* Stored records *
....
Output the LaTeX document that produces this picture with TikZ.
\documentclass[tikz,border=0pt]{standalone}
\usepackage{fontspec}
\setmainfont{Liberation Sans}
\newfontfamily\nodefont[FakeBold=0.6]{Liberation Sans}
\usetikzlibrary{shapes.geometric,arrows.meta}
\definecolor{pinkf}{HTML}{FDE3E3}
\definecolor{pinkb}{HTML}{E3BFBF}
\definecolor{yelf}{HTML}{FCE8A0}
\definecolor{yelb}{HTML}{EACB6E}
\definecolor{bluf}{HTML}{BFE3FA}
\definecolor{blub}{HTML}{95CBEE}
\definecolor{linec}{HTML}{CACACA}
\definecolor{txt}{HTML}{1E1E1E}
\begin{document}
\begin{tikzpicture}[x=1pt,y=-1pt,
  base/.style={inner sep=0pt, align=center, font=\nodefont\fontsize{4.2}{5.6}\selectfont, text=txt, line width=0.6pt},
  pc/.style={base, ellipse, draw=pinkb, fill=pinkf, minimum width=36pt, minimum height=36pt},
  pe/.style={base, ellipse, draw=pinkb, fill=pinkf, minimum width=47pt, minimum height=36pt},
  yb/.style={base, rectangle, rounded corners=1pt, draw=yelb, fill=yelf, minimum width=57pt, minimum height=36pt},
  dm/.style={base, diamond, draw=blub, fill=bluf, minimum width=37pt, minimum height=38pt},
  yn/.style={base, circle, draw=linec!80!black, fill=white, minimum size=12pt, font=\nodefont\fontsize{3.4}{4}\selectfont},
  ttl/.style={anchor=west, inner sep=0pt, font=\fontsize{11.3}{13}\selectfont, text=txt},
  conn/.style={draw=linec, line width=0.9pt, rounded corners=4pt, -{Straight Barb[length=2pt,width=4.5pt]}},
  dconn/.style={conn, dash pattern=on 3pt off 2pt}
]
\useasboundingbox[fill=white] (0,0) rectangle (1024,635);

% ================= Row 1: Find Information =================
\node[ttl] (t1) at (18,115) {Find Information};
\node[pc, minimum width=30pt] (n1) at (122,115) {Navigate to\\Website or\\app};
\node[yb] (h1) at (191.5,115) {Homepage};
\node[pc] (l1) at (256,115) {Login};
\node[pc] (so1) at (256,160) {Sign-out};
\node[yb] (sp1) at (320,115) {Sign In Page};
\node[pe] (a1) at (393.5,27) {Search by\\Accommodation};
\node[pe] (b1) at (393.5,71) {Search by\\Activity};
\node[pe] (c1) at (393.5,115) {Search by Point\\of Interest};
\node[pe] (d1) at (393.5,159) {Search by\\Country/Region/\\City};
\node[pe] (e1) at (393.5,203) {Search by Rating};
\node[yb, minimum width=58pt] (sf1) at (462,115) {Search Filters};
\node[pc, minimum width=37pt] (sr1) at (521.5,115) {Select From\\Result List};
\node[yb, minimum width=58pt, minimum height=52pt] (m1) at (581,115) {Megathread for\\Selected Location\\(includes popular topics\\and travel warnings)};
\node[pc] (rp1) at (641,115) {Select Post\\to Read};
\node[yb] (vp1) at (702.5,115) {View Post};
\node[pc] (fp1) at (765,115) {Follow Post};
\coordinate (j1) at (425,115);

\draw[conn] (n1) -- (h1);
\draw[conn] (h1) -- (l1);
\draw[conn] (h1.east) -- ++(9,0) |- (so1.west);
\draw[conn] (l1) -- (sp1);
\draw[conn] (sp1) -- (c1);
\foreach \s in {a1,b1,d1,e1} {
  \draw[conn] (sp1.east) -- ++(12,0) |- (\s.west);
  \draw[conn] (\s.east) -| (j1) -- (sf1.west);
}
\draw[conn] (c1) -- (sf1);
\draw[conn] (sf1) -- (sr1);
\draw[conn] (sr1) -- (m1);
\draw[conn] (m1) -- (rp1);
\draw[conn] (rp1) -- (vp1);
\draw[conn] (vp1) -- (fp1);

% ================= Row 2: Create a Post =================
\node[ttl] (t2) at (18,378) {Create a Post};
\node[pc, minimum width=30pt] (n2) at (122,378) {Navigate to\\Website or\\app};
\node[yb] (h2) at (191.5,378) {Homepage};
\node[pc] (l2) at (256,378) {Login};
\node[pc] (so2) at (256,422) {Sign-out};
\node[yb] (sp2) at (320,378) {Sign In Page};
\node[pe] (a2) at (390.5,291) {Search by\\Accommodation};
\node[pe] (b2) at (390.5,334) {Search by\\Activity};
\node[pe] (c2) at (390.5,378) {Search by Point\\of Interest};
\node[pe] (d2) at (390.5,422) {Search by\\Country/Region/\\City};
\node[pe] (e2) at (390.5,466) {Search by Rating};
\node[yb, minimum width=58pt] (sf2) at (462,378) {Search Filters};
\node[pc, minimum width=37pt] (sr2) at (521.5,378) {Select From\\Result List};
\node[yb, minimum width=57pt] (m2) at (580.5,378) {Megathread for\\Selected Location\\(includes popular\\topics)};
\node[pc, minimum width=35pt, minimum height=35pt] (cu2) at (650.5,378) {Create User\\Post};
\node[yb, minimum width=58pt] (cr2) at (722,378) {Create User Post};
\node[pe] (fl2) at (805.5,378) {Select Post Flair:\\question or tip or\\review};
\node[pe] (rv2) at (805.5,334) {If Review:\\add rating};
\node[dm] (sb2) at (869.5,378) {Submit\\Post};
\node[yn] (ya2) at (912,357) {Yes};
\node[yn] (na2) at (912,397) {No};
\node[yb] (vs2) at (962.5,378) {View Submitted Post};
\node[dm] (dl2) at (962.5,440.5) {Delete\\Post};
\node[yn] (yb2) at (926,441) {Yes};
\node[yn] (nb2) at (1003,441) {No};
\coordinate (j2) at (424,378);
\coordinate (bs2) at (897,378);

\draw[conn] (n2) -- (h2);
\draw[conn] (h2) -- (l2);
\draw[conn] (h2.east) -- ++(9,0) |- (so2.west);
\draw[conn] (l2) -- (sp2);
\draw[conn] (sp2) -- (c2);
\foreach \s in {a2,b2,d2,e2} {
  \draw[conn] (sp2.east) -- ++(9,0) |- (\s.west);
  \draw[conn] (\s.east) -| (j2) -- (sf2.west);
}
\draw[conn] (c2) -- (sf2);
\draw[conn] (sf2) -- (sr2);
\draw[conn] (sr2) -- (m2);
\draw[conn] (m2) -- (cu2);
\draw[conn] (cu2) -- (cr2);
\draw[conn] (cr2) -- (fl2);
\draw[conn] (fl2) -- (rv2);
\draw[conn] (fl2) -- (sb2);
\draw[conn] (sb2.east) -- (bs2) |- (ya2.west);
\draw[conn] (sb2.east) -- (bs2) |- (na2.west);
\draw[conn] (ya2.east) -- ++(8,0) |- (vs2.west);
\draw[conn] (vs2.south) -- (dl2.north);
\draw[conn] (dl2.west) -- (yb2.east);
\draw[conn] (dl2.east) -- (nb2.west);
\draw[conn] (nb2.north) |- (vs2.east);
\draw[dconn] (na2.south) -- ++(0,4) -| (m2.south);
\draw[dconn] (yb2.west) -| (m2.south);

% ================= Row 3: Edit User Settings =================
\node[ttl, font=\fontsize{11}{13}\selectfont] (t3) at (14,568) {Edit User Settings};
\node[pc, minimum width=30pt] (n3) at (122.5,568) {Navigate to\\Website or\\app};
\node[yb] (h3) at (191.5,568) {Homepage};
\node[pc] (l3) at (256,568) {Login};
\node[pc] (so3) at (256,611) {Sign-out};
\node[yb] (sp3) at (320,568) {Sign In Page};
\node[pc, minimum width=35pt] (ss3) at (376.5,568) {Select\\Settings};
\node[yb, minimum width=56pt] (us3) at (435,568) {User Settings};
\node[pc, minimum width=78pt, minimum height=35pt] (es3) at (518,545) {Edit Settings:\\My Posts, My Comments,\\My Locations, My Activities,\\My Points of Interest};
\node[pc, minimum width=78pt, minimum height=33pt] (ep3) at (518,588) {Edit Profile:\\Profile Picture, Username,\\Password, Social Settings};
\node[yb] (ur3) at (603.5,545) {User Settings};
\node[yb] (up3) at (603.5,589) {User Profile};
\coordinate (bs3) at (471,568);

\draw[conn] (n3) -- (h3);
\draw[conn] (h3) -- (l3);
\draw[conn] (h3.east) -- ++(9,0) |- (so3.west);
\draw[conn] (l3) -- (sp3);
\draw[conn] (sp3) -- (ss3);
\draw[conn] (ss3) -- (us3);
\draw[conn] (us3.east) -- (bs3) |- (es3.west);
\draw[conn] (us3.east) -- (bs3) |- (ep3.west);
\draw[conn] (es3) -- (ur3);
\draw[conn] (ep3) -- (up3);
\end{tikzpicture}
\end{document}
....
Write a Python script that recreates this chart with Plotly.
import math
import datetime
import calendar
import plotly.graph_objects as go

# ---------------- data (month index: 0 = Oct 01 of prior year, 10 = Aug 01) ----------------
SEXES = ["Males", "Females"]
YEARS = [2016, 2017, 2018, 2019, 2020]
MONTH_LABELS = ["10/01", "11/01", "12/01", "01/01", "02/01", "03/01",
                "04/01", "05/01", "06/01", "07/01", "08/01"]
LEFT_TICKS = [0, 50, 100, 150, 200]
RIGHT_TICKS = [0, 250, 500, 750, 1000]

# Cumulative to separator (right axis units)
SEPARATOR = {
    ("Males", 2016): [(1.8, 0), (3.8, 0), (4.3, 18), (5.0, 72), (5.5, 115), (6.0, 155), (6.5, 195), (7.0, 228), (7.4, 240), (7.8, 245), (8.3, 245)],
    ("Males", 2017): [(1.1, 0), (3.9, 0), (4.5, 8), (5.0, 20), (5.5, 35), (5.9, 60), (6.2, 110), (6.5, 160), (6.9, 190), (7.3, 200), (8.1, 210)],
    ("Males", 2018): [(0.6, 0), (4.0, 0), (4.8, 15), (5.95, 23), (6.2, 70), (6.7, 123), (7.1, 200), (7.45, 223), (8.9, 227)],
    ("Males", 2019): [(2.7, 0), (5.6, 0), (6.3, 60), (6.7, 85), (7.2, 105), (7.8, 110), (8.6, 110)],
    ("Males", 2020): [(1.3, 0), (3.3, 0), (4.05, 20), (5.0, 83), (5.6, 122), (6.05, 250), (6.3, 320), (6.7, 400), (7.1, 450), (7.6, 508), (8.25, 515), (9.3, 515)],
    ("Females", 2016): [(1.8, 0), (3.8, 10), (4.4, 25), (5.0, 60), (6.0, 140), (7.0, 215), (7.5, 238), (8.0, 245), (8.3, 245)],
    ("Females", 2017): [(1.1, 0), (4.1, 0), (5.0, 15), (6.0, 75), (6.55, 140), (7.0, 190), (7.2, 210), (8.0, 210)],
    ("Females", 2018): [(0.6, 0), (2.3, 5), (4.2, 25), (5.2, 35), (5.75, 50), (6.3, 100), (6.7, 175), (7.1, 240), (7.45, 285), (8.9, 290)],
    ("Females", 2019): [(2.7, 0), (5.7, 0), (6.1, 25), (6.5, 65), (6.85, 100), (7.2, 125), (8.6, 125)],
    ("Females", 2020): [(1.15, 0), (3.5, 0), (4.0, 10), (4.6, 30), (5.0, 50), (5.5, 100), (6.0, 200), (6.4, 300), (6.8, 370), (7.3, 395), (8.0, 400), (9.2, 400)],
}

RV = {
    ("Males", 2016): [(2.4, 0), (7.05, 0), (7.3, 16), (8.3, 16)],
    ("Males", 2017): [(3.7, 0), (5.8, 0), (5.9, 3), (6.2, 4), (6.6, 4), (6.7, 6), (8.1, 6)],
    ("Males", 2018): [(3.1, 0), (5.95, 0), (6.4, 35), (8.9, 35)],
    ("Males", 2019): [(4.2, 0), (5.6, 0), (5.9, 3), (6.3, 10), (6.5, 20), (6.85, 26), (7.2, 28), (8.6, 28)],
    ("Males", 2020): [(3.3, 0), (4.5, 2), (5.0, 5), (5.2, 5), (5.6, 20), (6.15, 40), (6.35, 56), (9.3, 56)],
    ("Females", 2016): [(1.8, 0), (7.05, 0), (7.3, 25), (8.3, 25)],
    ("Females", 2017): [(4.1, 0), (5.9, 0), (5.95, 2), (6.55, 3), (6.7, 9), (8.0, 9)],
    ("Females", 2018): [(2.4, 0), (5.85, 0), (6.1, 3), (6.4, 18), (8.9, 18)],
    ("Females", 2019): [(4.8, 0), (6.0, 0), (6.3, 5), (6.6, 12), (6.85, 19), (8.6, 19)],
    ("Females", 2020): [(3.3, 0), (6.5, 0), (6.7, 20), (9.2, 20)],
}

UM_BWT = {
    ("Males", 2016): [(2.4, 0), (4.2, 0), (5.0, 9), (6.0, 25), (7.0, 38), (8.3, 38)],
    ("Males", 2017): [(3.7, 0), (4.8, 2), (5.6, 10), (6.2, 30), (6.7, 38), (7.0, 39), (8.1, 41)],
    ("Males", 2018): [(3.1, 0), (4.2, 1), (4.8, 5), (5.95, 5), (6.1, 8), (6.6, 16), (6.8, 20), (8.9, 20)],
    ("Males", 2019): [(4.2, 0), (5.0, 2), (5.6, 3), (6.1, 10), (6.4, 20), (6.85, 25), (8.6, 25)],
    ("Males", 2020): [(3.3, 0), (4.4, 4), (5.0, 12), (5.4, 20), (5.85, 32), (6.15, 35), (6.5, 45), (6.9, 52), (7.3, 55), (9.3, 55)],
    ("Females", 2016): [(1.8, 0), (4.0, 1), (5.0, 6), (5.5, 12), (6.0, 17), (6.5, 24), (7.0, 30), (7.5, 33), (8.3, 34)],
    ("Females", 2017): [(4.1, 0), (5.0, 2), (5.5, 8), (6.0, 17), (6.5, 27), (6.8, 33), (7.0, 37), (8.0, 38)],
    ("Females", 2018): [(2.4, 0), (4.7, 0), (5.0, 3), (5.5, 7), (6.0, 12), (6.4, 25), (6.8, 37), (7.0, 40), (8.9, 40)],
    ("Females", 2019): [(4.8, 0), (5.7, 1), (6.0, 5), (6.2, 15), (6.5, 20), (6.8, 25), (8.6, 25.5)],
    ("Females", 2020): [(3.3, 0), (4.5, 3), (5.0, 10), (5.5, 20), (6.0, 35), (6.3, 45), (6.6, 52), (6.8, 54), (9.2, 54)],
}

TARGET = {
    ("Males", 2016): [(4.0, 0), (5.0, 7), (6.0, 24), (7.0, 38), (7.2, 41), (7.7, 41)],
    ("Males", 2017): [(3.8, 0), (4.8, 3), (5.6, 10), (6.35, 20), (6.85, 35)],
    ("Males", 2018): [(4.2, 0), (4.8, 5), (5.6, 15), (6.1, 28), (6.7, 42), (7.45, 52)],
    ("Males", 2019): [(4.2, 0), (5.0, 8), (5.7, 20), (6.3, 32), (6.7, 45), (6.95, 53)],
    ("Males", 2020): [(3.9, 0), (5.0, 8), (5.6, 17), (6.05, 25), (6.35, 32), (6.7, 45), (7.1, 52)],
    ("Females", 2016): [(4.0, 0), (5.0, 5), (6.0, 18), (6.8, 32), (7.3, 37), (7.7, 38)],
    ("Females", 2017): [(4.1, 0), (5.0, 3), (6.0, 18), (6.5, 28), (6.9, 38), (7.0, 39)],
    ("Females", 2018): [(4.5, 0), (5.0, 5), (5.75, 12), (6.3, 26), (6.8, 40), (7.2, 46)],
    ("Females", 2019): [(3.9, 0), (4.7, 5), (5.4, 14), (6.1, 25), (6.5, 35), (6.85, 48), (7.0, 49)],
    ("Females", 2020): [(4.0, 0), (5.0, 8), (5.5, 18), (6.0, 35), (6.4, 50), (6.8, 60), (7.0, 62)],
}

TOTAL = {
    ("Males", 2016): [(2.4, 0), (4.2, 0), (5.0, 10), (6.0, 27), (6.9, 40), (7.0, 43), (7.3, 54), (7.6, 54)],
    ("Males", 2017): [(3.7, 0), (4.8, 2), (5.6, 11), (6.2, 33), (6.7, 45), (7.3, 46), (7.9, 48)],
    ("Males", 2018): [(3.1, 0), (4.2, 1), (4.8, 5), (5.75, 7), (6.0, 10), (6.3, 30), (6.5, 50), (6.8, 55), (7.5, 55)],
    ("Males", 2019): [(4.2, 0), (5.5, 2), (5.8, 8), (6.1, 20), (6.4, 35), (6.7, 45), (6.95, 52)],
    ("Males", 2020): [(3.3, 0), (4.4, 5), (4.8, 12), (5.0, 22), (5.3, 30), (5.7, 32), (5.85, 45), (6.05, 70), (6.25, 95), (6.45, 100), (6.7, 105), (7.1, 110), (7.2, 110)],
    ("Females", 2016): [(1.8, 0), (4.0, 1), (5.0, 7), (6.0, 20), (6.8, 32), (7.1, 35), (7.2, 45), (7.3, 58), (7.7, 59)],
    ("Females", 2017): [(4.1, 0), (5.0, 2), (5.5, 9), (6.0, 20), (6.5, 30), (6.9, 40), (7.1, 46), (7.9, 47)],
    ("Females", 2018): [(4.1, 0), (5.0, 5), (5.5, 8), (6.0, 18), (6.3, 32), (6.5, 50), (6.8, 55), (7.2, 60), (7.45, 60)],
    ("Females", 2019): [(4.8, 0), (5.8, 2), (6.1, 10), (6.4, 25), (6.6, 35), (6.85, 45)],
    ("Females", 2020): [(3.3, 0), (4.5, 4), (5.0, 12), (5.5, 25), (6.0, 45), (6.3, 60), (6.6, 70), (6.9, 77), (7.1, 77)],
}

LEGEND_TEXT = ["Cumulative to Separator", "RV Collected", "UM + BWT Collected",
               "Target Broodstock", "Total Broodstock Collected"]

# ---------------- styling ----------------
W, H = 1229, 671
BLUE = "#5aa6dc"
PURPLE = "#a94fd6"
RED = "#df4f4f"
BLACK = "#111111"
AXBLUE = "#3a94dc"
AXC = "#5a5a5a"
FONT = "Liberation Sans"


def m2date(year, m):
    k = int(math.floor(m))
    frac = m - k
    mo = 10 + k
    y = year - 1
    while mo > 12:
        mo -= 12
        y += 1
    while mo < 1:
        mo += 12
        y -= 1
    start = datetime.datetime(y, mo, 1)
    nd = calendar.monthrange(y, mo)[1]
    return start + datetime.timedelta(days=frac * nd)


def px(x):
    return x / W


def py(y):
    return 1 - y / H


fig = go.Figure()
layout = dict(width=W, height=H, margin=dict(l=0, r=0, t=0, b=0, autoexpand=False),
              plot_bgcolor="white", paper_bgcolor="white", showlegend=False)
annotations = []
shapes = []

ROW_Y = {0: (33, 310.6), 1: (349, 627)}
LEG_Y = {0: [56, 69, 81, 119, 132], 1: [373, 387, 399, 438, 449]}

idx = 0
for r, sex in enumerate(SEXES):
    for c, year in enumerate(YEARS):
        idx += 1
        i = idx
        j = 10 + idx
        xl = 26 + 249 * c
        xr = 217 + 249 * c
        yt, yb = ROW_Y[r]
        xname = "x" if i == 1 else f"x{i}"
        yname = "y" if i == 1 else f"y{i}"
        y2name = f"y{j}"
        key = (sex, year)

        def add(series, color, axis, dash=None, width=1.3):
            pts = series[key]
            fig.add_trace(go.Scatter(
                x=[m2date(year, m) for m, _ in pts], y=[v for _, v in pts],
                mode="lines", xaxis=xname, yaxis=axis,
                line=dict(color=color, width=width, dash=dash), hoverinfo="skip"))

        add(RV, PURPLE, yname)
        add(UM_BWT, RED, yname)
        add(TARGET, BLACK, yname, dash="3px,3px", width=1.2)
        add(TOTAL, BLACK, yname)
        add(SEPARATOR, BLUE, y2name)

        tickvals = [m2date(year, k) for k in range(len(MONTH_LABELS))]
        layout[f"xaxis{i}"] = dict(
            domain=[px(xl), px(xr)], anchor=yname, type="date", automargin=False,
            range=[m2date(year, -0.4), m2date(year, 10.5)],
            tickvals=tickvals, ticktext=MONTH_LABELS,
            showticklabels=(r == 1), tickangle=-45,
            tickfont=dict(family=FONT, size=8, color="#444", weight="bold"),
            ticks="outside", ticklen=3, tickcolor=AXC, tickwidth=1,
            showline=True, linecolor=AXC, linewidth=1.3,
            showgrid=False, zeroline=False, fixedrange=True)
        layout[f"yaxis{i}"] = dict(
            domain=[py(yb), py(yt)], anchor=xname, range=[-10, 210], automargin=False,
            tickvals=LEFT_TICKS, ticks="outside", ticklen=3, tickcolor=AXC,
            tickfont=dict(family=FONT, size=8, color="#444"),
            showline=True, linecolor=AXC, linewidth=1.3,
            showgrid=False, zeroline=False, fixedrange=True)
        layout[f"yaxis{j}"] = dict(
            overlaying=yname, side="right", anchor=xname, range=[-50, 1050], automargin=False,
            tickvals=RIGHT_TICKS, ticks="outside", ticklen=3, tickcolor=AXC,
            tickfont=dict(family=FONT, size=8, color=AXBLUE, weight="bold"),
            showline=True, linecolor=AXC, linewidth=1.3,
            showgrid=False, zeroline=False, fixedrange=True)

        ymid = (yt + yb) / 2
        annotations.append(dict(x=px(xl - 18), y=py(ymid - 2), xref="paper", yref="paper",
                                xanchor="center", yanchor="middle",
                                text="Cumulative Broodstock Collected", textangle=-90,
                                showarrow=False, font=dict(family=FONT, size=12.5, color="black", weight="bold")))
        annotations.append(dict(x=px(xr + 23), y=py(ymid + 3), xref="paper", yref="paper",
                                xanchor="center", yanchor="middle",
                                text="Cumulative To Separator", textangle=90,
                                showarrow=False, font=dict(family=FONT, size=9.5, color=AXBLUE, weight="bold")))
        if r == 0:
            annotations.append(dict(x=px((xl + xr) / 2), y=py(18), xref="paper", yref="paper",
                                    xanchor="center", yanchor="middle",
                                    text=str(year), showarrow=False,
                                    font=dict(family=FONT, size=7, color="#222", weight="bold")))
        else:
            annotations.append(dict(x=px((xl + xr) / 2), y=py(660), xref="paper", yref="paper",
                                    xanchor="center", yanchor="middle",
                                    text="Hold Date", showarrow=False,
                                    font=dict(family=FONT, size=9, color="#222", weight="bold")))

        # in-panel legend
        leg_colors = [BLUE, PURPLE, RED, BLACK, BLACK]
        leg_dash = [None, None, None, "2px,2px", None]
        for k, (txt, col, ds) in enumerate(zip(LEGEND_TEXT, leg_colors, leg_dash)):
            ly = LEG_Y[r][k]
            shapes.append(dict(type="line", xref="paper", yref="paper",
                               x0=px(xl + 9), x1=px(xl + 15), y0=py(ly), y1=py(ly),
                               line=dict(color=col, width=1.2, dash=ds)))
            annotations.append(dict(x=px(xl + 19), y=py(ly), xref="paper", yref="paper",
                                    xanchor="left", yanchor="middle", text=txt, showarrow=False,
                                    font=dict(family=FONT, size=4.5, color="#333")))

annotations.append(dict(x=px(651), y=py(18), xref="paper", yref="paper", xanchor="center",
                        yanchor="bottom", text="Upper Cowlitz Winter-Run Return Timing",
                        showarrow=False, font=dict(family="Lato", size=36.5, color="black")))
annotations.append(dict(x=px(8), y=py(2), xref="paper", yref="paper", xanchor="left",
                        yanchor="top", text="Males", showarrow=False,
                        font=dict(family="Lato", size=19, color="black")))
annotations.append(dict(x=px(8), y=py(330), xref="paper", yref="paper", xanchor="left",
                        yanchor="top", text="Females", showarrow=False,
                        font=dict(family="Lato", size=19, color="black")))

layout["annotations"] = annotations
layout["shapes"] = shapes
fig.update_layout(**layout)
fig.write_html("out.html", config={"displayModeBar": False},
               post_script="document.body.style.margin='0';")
....
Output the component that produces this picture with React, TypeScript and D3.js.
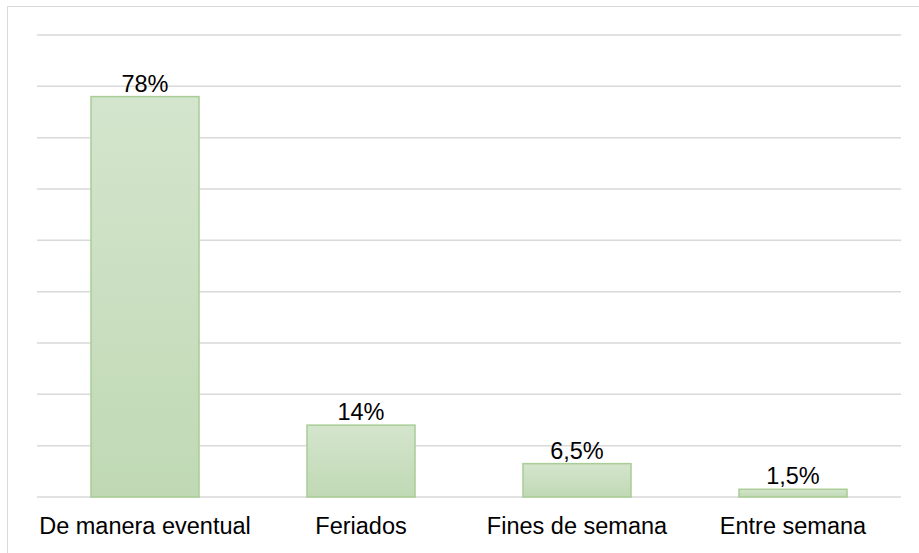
....
* Exercise *
Look through the entries and return every line where "that" appears.

* Exercise response *
Output the LaTeX document that produces this picture with TikZ.
Write a Python script that recreates this chart with Plotly.
Output the component that produces this picture with React, TypeScript and D3.js.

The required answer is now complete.